System-level memory power and performance optimization for system-on-a-chip embedded systems

Abstract

Power has become a first rate design issue in microprocessor design. Power efficiency is especially critical for battery-powered embedded systems. Technology trends are making data communication, both on-chip and off-chip, more expensive relative to computation. Evaluating power-performance design trade-offs at the architectural level still requires more research study. In this dissertation, we will show how microprocessor power, especially in the memory sub-system, is consumed during program execution. We also show that the external memory system in a low power System-on-a-Chip (SOC) embedded system has significant impact on overall system power.

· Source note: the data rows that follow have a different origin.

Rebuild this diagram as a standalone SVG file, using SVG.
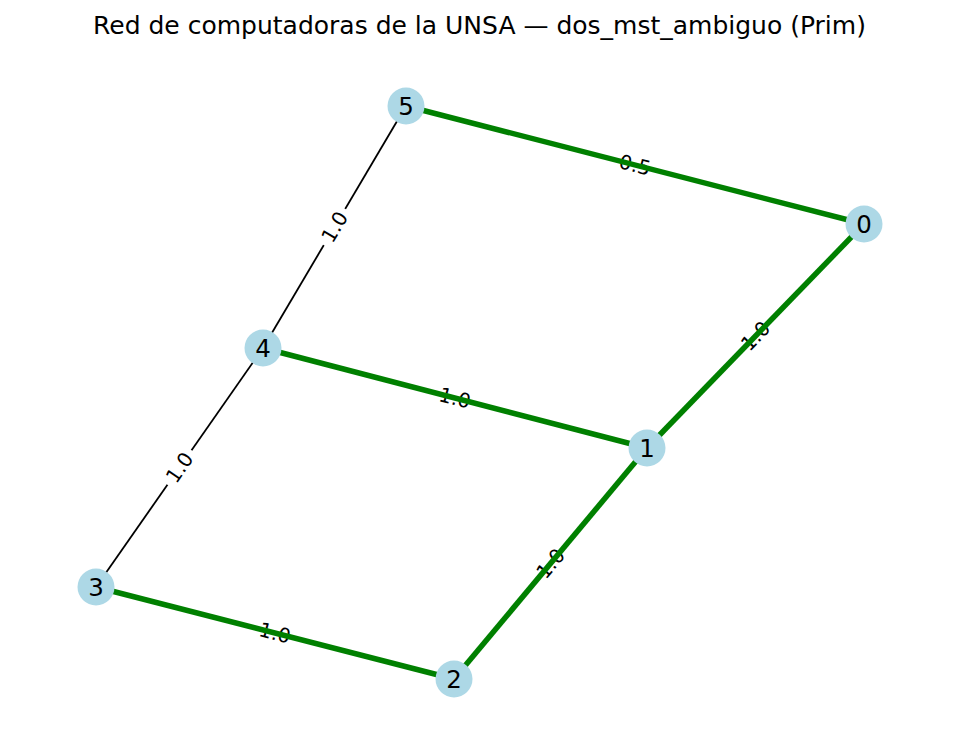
<svg xmlns="http://www.w3.org/2000/svg" width="959" height="754" viewBox="0 0 959 754">
<style>
.title{font-family:"DejaVu Sans",sans-serif;font-size:25px;fill:#000;text-anchor:middle}
.thin{stroke:#000;stroke-width:1.8;fill:none}
.mst{stroke:#008000;stroke-width:5.5;fill:none}
.node circle{fill:#add8e6}
.node text{font-family:"DejaVu Sans",sans-serif;font-size:24.5px;fill:#000;text-anchor:middle;dominant-baseline:central}
.el text{font-family:"DejaVu Sans",sans-serif;font-size:20px;fill:#000;text-anchor:middle;dominant-baseline:central}
.el rect{fill:#fff}
</style>
<rect width="959" height="754" fill="#fff"/>
<text class="title" x="479.5" y="34">Red de computadoras de la UNSA — dos_mst_ambiguo (Prim)</text>
<g id="connectors">
<line class="thin" x1="406" y1="106" x2="263" y2="348"/>
<line class="thin" x1="263" y1="348" x2="96" y2="587"/>
<g class="el">
<g transform="translate(334.5,227) rotate(-59.4)"><rect x="-21" y="-13" width="42" height="26" rx="5"/><text x="0" y="0">1.0</text></g>
<g transform="translate(179.5,467.5) rotate(-55.1)"><rect x="-21" y="-13" width="42" height="26" rx="5"/><text x="0" y="0">1.0</text></g>
<g transform="translate(635,165) rotate(14.4)"><rect x="-21" y="-13" width="42" height="26" rx="5"/><text x="0" y="0">0.5</text></g>
<g transform="translate(755.5,336) rotate(-45.9)"><rect x="-21" y="-13" width="42" height="26" rx="5"/><text x="0" y="0">1.0</text></g>
<g transform="translate(455,398) rotate(14.6)"><rect x="-21" y="-13" width="42" height="26" rx="5"/><text x="0" y="0">1.0</text></g>
<g transform="translate(550.5,563.5) rotate(-50.1)"><rect x="-21" y="-13" width="42" height="26" rx="5"/><text x="0" y="0">1.0</text></g>
<g transform="translate(275,633) rotate(14.4)"><rect x="-21" y="-13" width="42" height="26" rx="5"/><text x="0" y="0">1.0</text></g>
</g>
<line class="mst" x1="406" y1="106" x2="864" y2="224"/>
<line class="mst" x1="864" y1="224" x2="647" y2="448"/>
<line class="mst" x1="263" y1="348" x2="647" y2="448"/>
<line class="mst" x1="647" y1="448" x2="454" y2="679"/>
<line class="mst" x1="96" y1="587" x2="454" y2="679"/>
</g>
<g id="node0" class="node"><circle cx="864" cy="224" r="18.5"/><text x="864" y="224">0</text></g>
<g id="node1" class="node"><circle cx="647" cy="448" r="18.5"/><text x="647" y="448">1</text></g>
<g id="node2" class="node"><circle cx="454" cy="679" r="18.5"/><text x="454" y="679">2</text></g>
<g id="node3" class="node"><circle cx="96" cy="587" r="18.5"/><text x="96" y="587">3</text></g>
<g id="node4" class="node"><circle cx="263" cy="348" r="18.5"/><text x="263" y="348">4</text></g>
<g id="node5" class="node"><circle cx="406" cy="106" r="18.5"/><text x="406" y="106">5</text></g>
</svg>
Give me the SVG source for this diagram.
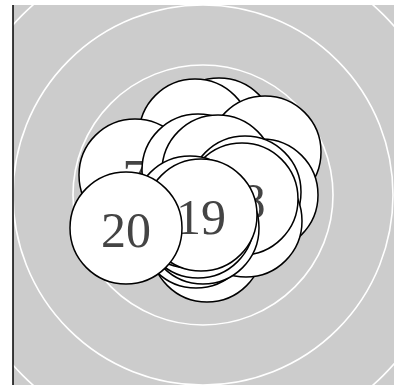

The source of memory power consumption is due to the data transmission, bandwidth limitation, and memory access overhead. We review and summarize the current research work on low power microprocessor architecture design in academic research community and in industry world. The work includes power modeling, power estimation tools and power optimization techniques. In addition, we summarize different power optimization into five categories and compare their effects and impacts to the overall system. Two solutions are proposed to reduce data bandwidth and to improve the power efficiency on the external memory bus. We first propose an external bus arbitrator to schedule the external bus requests in order to achieve better bus utilization. We propose a series of power aware arbitration schemes for the external bus request scheduling. On average, we observe a 22 percent performance speed up and 13 percent power savings compared to traditional arbitration schemes. In our second approach, we present a hardware-based, programmable external memory page remapping mechanism which can significantly improve system performance and decrease the power budget on external memory bus accesses. We employ graph-coloring techniques to guide the page mapping procedure. Our algorithm can significantly reduce the memory page miss rate by 70-80 percent on average. For a 4-bank SDRAM memory system, we reduce external memory access time by 11 percent, while reducing the associated power consumed by 11 percent.